I agree.  I don't think it's a matter of whether he would
naturally use his right hand or left, Salinger used the
two deliberately as symbols.  The oddness of his
mentioning righties calls those differences to our
attention.

I think Salinger was using the left/right symbol as an
analogy for left brain/right brain processing - how people
use the right side of their brain 
for art and the left for math.  I don't know if
psychologists use that model anymore now except as an
analogy, but it still makes plenty of sense. 
Mathematicians vs. artists?  THe easiest way to sum up the
obvious defferences is by using left/right.  Recently,
researchers have dug up interesting findings on southpaws
and their differences from righties.  I don't know them, I
hope someone here does, but I'm sure they're interesting.

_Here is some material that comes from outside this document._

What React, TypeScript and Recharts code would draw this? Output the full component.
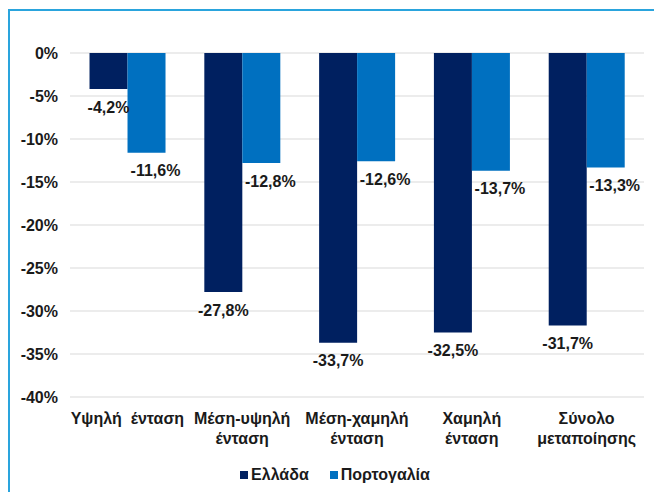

> I also wondered - perhaps, in a
> strange way, Seymour needs to embrace phonyism [I am so
glad you said that] to survive? 

Maybe it is impossible for a man to care for everyone, to
be vulnerable to everyone.  I love the word phonyism, I
think Holden would be better off embracing phonyisms. 
Phonyisms [feel free to change the def.]: to reject what
is irrelevant or threatening to our belief system and to
comfort ourselves by our own belief systems in the
rejection of others.

If Holden did what Seymour was, he would have a nervous
breakdown.  Of course, there are extremes of phonyisms,
some people can't accept another belief.  A Puritan might
be a trumpeting phonyist.  Jesus was more like Seymour,
vice versa, I don't want to offend anyone by saying that.

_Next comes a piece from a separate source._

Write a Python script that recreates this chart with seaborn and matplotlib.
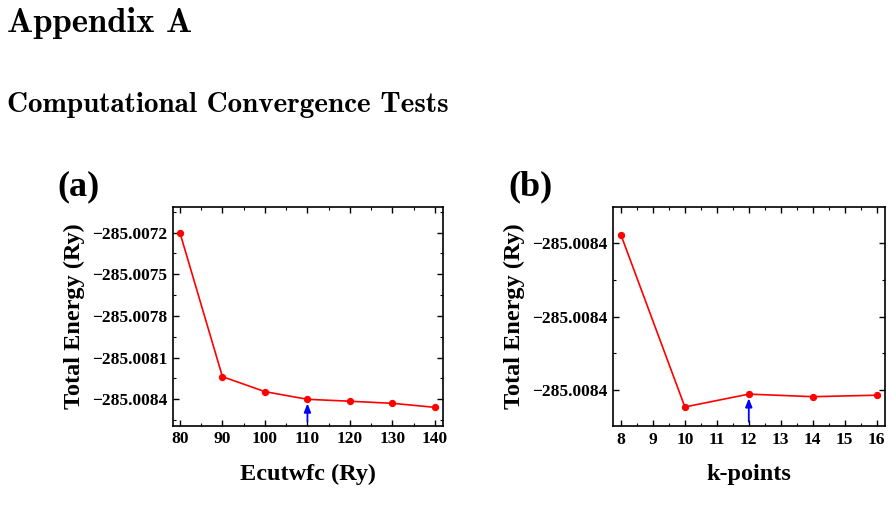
import numpy as np
import pandas as pd
import seaborn as sns
import matplotlib
matplotlib.use('Agg')
from matplotlib import pyplot as plt
from matplotlib.ticker import MultipleLocator, FuncFormatter

# (a) cutoff convergence
ecut = [80, 90, 100, 110, 120, 130, 140]
energy_ecut = [-285.00720, -285.008237, -285.008345, -285.008400, -285.008414, -285.008429, -285.008458]
# (b) k-point convergence
kpts = [8, 10, 12, 14, 16]
energy_k = [-285.0083777, -285.0084246, -285.0084211, -285.0084218, -285.0084214]
chosen = {'a': 110, 'b': 12}

sns.set_style('ticks')
plt.rcParams['font.family'] = ['Liberation Serif', 'DejaVu Serif']
plt.rcParams['font.weight'] = 'bold'
plt.rcParams['axes.labelweight'] = 'bold'
plt.rcParams['axes.linewidth'] = 1.2
plt.rcParams['axes.edgecolor'] = 'black'
plt.rcParams['axes.labelcolor'] = 'black'
plt.rcParams['text.color'] = 'black'
plt.rcParams['xtick.color'] = 'black'
plt.rcParams['ytick.color'] = 'black'
plt.rcParams['xtick.major.width'] = 1.0
plt.rcParams['ytick.major.width'] = 1.0
plt.rcParams['xtick.minor.width'] = 0.8
plt.rcParams['ytick.minor.width'] = 0.8

fig = plt.figure(figsize=(8.91, 5.09), dpi=100)
ax_a = fig.add_axes([0.1938, 0.1637, 0.3037, 0.4303])
ax_b = fig.add_axes([0.6883, 0.1630, 0.3049, 0.4310])

df_a = pd.DataFrame({'x': ecut, 'E': energy_ecut})
df_b = pd.DataFrame({'x': kpts, 'E': energy_k})

def minus_fmt(v, pos):
    return '\u2212%.4f' % abs(v) if v < 0 else '%.4f' % v

def style_panel(ax, df, xsel, xlim, ylim, xmaj, xmin, ymaj, ymin, xlabel):
    sns.lineplot(data=df, x='x', y='E', ax=ax, color='red', lw=1.2,
                 marker='o', markersize=4.5, markeredgecolor='red')
    ax.set_xlim(*xlim)
    ax.set_ylim(*ylim)
    ax.xaxis.set_major_locator(MultipleLocator(xmaj))
    ax.xaxis.set_minor_locator(MultipleLocator(xmin))
    ax.yaxis.set_major_locator(MultipleLocator(ymaj))
    ax.yaxis.set_minor_locator(MultipleLocator(ymin))
    ax.yaxis.set_major_formatter(FuncFormatter(minus_fmt))
    ax.tick_params(which='both', direction='in', top=True, right=True, labelsize=12.5, pad=4)
    ax.tick_params(which='major', length=4.5)
    ax.tick_params(which='minor', length=2.5)
    for lab in ax.get_xticklabels() + ax.get_yticklabels():
        lab.set_fontweight('bold')
    ax.set_xlabel(xlabel, fontsize=17.5, labelpad=12)
    ax.set_ylabel('Total Energy (Ry)', fontsize=17.5, labelpad=5)
    ysel = df.loc[df['x'] == xsel, 'E'].iloc[0]
    ax.annotate('', xy=(xsel, ysel), xytext=(xsel, 0.02),
                xycoords='data', textcoords=('data', 'axes fraction'),
                arrowprops=dict(arrowstyle='-|>,head_length=0.5,head_width=0.2',
                                color='blue', lw=1.3, shrinkA=0, shrinkB=3))

style_panel(ax_a, df_a, chosen['a'], (78.3, 141.95), (-285.00859, -285.007013),
            10, 5, 0.0003, 0.00015, 'Ecutwfc (Ry)')
style_panel(ax_b, df_b, chosen['b'], (7.76, 16.26), (-285.0084298, -285.00837),
            1, 0.5, 0.00002, 0.00001, 'k-points')

fig.text(57 / 891, 1 - 195 / 509, '(a)', fontsize=26, fontweight='bold', va='baseline')
fig.text(508 / 891, 1 - 195 / 509, '(b)', fontsize=26, fontweight='bold', va='baseline')

fig.text(7 / 891, 1 - 32 / 509, 'Appendix A', family=['cmb10', 'DejaVu Serif'],
         fontsize=25, va='baseline')
fig.text(7 / 891, 1 - 112 / 509, 'Computational Convergence Tests', family=['cmb10', 'DejaVu Serif'],
         fontsize=21, va='baseline')

fig.savefig('out.png', dpi=100)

Did he *want* Sybil to rush off in great disgust; to
unknowingly
> fail the phony test? Seymour's response to having his
feet stared at later
> on suggests as much - the woman he berates passed the
phony test [never saw it that way]  too, and
> perhaps he plain didn't want her to. And as we all know
- where would
> Salinger be without phonies? He'd have a lot less to
write about (:
> 
Pucker up.  You've just added alot of dimension to what I
saw in the elevator, gracias mea kangarooias.  If the
elevator lady was a test, then he was dissapointed by the
empirical truth he'd gathered, [dissapointed is a bad
word, shattered, more like it], and ended it.  I don't
know if anyone else here believes in spirituality, and
this doesn't have a basis on any fact, but what happened
to the left?  I hope it escaped like a child's soul
[bordering on mushy here, I apologize to anyone and I will
pick up the drycleaning bill if it splashed].